Lawmakers finally appear to have agreed to a tax reform package that they believe will get through both the House and the Senate in the coming week. Yet even up until the final hours before Republicans released their agreement, there was considerable uncertainty about whether proponents of the measure would be able to gather enough key votes to give it a solid chance of passage.
One senator who held out until the last minute was Sen. Marco Rubio (R-Fla.), who made it clear that he wouldn't support the tax reform compromise unless it made further concessions on one key tax break for families. By threatening to pull support for tax reform, Rubio successfully won a bigger child tax credit that includes more money for low-income families.

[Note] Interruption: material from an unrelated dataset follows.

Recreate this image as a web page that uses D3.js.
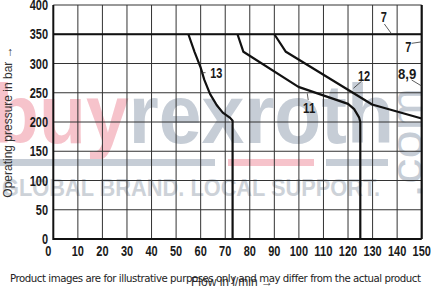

What the original proposal would have done to the child tax credit
Lawmakers went into their conference with two different ideas about what the child tax credit would look like. Under the original House proposal, the current child tax credit of $1,000 would have increased to $1,600, with higher income limits at which the credit would begin to phase out. The Senate version had a more generous $2,000 credit per child, with even higher phase-outs that would preserve the credit for even more taxpayers.

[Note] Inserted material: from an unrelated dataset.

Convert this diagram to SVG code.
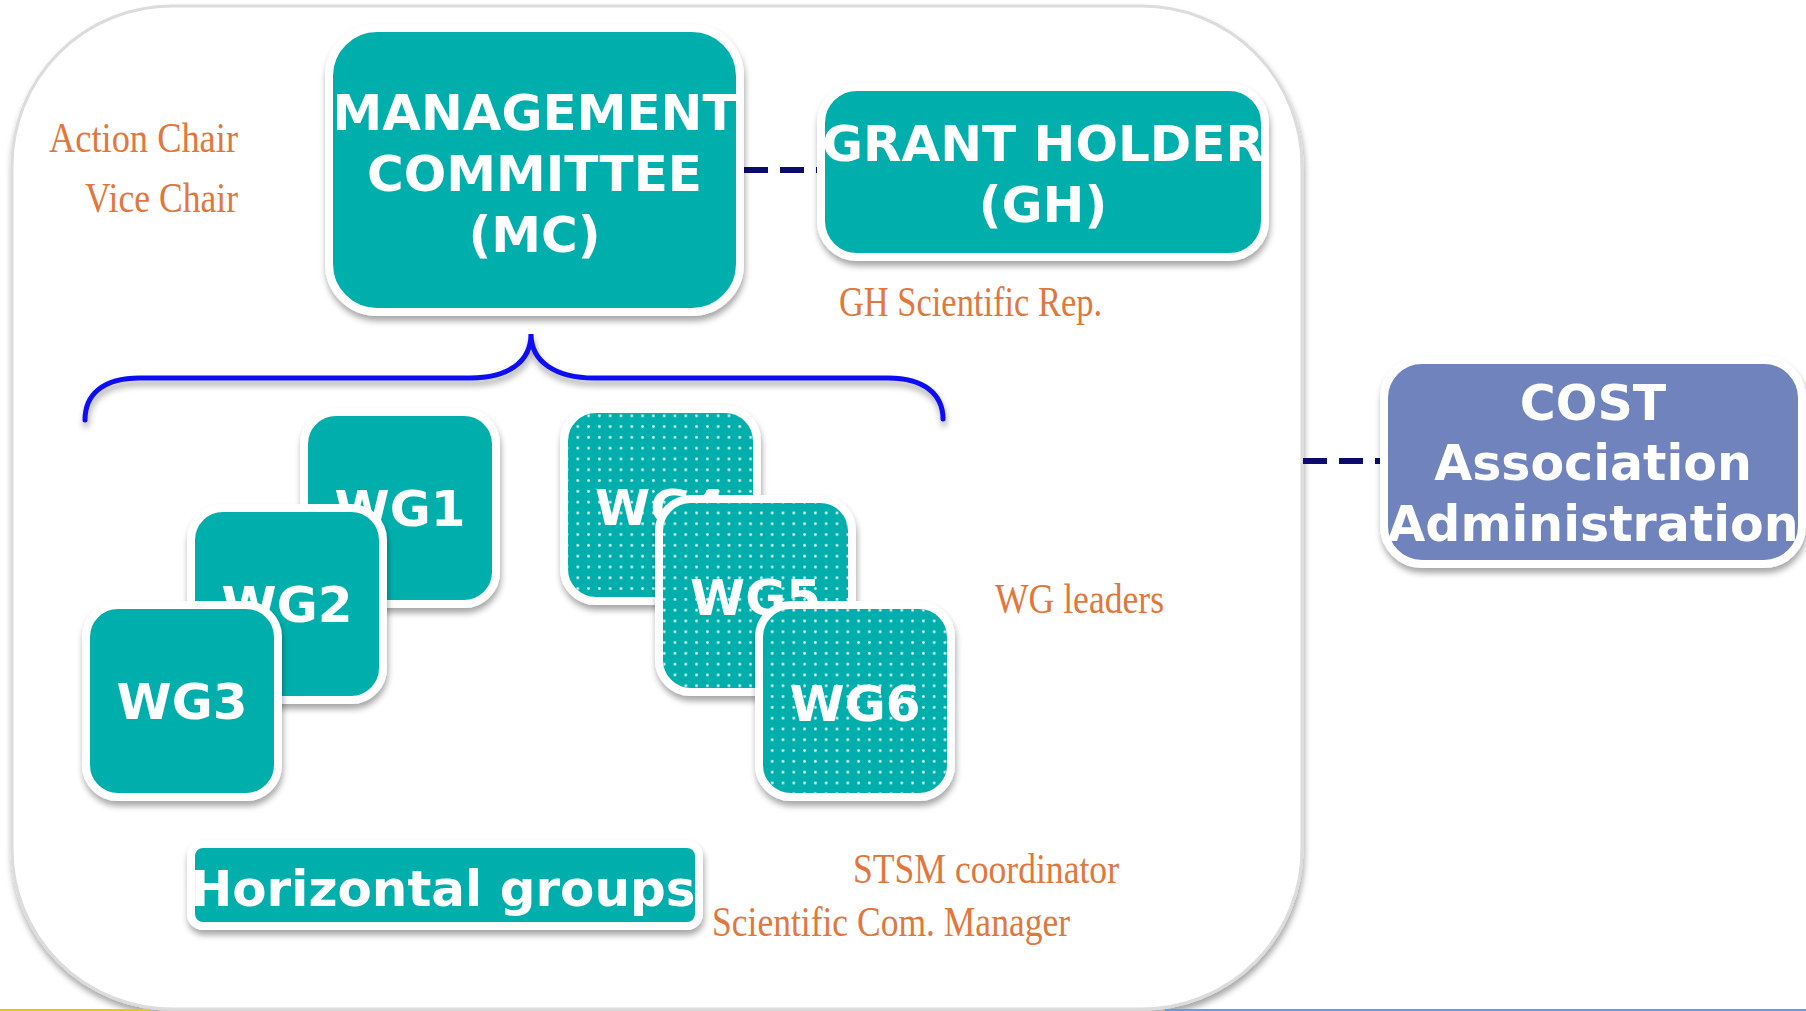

Both measures would have made a portion of the credit refundable, meaning that even if families didn't have enough tax liability against which to offset the credit, they could still get money back in the form of a check from the federal government. Both the House and Senate agreed to limit the refundable portion of the credit at $1,100 per child.
What Rubio disagreed with -- and why
It was the issue of the refundable portion of the credit with which Rubio took issue. Rubio's argument was that many low- and middle-income taxpayers pay very little in income tax, funding the federal government mostly through payroll taxes for Social Security and Medicare. Rubio wanted the entire amount of the expanded $2,000 tax credit made refundable so that those taxpayers could get the full benefit of the credit.

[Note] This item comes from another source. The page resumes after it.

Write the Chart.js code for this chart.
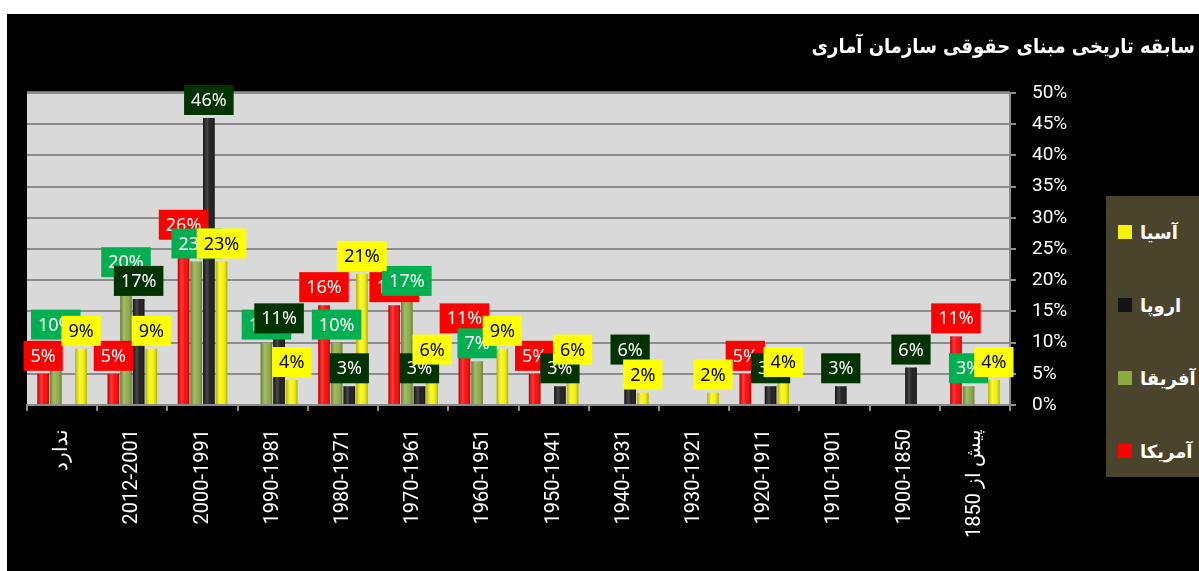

Rubio went so far as to threaten to vote against the measure if his needs weren't meant. After all the other changes that House and Senate members had agreed to in reconciling the House and Senate versions of the proposal, Rubio said that he couldn't "in good conscience support it unless we are able to increase the refundable portion of it."
What the final bill does for the child tax credit
In the end, Rubio got a portion of what he was looking for. The final reform bill preserves the Senate's $2,000 child tax credit, and it increased the portion of the credit that's refundable by $300 to $1,400 per child. That was enough to spur Rubio to support the bill as amended.
The increase in the child tax credit will be an important part of what produces tax savings for families. Under other provisions of the bill, the standard deduction will rise, but personal exemptions will disappear. That put larger families at a relative disadvantage, as the total amount of standard deduction and personal exemption-related reductions will be smaller under the new measure than it is under current law. Only by raising the child tax credit will families be able to recoup the value of their lost personal exemptions and end up ahead.
Power with a slim majority
Rubio's experience shows the leverage that individual lawmakers have in a nearly evenly divided Senate. All it takes is a pair of holdouts to bring legislation to the brink of failure, and that opens the door for those who are willing to take a stand in exchange for concessions. Those who will benefit directly from a larger refundable child tax credit will praise Rubio's actions, but it will be interesting to see which other lawmakers might take similar stands on this or future legislation and what results from their actions.